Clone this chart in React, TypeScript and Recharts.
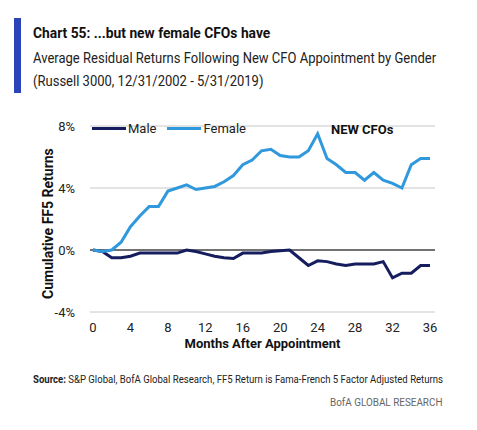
import { LineChart, Line, XAxis, YAxis, CartesianGrid, ReferenceLine, Legend } from 'recharts';

const months = [0, 1, 2, 3, 4, 5, 6, 7, 8, 9, 10, 11, 12, 13, 14, 15, 16, 17, 18, 19, 20, 21, 22, 23, 24, 25, 26, 27, 28, 29, 30, 31, 32, 33, 34, 35, 36];
const female = [0, -0.1, 0, 0.5, 1.5, 2.2, 2.8, 2.8, 3.8, 4.0, 4.2, 3.9, 4.0, 4.1, 4.4, 4.8, 5.5, 5.8, 6.4, 6.5, 6.1, 6.0, 6.0, 6.4, 7.5, 5.9, 5.5, 5.0, 5.0, 4.5, 5.0, 4.5, 4.3, 4.0, 5.5, 5.9, 5.9];
const male = [0, -0.1, -0.5, -0.5, -0.4, -0.2, -0.2, -0.2, -0.2, -0.2, 0, -0.1, -0.25, -0.4, -0.5, -0.55, -0.2, -0.2, -0.2, -0.1, -0.05, 0, -0.5, -1.0, -0.7, -0.75, -0.9, -1.0, -0.9, -0.9, -0.9, -0.75, -1.8, -1.5, -1.5, -1.0, -1.0];
const xTicks = [0, 4, 8, 12, 16, 20, 24, 28, 32, 36];
const yTicks = [-4, 0, 4, 8];

const FEMALE = '#3098dc';
const MALE = '#161d5e';
const FONT = 'Roboto, "Noto Sans", sans-serif';

const data = months.map((m, i) => ({ m, female: female[i], male: male[i] }));

// narrow the text a bit, the original uses a condensed face
const squeeze = (s: number) => ({ transform: `scaleX(${s})`, transformOrigin: 'left top', whiteSpace: 'nowrap' as const });

function LegendBox() {
  const item = (color: string, label: string) => (
    <div style={{ display: 'flex', alignItems: 'center', marginRight: 11 }}>
      <div style={{ width: 34, height: 3, background: color, marginRight: 2 }} />
      <span style={{ fontSize: 13, color: '#222' }}>{label}</span>
    </div>
  );
  return (
    <div style={{ display: 'flex', fontFamily: FONT }}>
      {item(MALE, 'Male')}
      {item(FEMALE, 'Female')}
    </div>
  );
}

export default function App() {
  return (
    <div style={{ position: 'absolute', left: 0, top: 0, width: 477, height: 430, background: '#fff', fontFamily: FONT }}>
      <div style={{ position: 'absolute', left: 14, top: 18, width: 7, height: 75, background: '#2b45b8' }} />
      <div style={{ position: 'absolute', left: 33, top: 24, fontSize: 15, fontWeight: 700, color: '#111', ...squeeze(0.92) }}>
        Chart 55: ...but new female CFOs have
      </div>
      <div style={{ position: 'absolute', left: 33, top: 47, fontSize: 14, color: '#222', lineHeight: '23px', ...squeeze(0.93) }}>
        Average Residual Returns Following New CFO Appointment by Gender
        <br />
        (Russell 3000, 12/31/2002 - 5/31/2019)
      </div>

      <div style={{ position: 'absolute', left: 0, top: 0 }}>
        <LineChart width={477} height={360} data={data} margin={{ top: 126, right: 42, left: 60, bottom: 18 }}>
          <CartesianGrid vertical={false} stroke="#c8c8c8" />
          <XAxis
            dataKey="m"
            type="number"
            domain={[0, 36]}
            ticks={xTicks}
            padding={{ left: 3, right: 5 }}
            axisLine={false}
            tickLine={false}
            tickSize={0}
            tickMargin={11}
            height={30}
            tick={{ fontSize: 13, fill: '#222', fontFamily: FONT }}
            label={{ value: 'Months After Appointment', position: 'insideBottom', offset: -6, style: { fontSize: 13, fontWeight: 700, fill: '#111', fontFamily: FONT } }}
          />
          <YAxis
            type="number"
            domain={[-4, 8]}
            ticks={yTicks}
            width={30}
            axisLine={false}
            tickLine={false}
            tickSize={0}
            tickMargin={15}
            tickFormatter={(v: number) => `${v}%`}
            tick={{ fontSize: 13, fill: '#222', fontFamily: FONT }}
            label={{ value: 'Cumulative FF5 Returns', angle: -90, position: 'insideLeft', offset: -12, dy: 80, style: { fontSize: 14, fontWeight: 700, fill: '#111', fontFamily: FONT } }}
          />
          <ReferenceLine y={0} stroke="#000" strokeWidth={1} />
          <Legend verticalAlign="middle" align="center" content={<LegendBox />} wrapperStyle={{ top: 121, left: 92, width: 'auto' }} />
          <Line dataKey="male" stroke={MALE} strokeWidth={3} dot={false} isAnimationActive={false} />
          <Line dataKey="female" stroke={FEMALE} strokeWidth={3} dot={false} isAnimationActive={false} />
        </LineChart>
      </div>

      <div style={{ position: 'absolute', left: 331, top: 122, fontSize: 13, fontWeight: 700, color: '#111' }}>
        NEW CFOs
      </div>
      <div style={{ position: 'absolute', left: 33, top: 373, fontSize: 11, color: '#222', ...squeeze(0.87) }}>
        <b>Source:</b> S&amp;P Global, BofA Global Research, FF5 Return is Fama-French 5 Factor Adjusted Returns
      </div>
      <div style={{ position: 'absolute', left: 330, top: 396, fontSize: 11, color: '#666', ...squeeze(0.9) }}>
        BofA GLOBAL RESEARCH
      </div>
    </div>
  );
}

--

— What the task requires —
Repeat only the lines between the start of the data and the line with "CartesianGrid, ReferenceLine, Legend", including those two lines, and skip the pictures.

— Final result —
Clone this chart in React, TypeScript and Recharts.
import { LineChart, Line, XAxis, YAxis, CartesianGrid, ReferenceLine, Legend } from 'recharts';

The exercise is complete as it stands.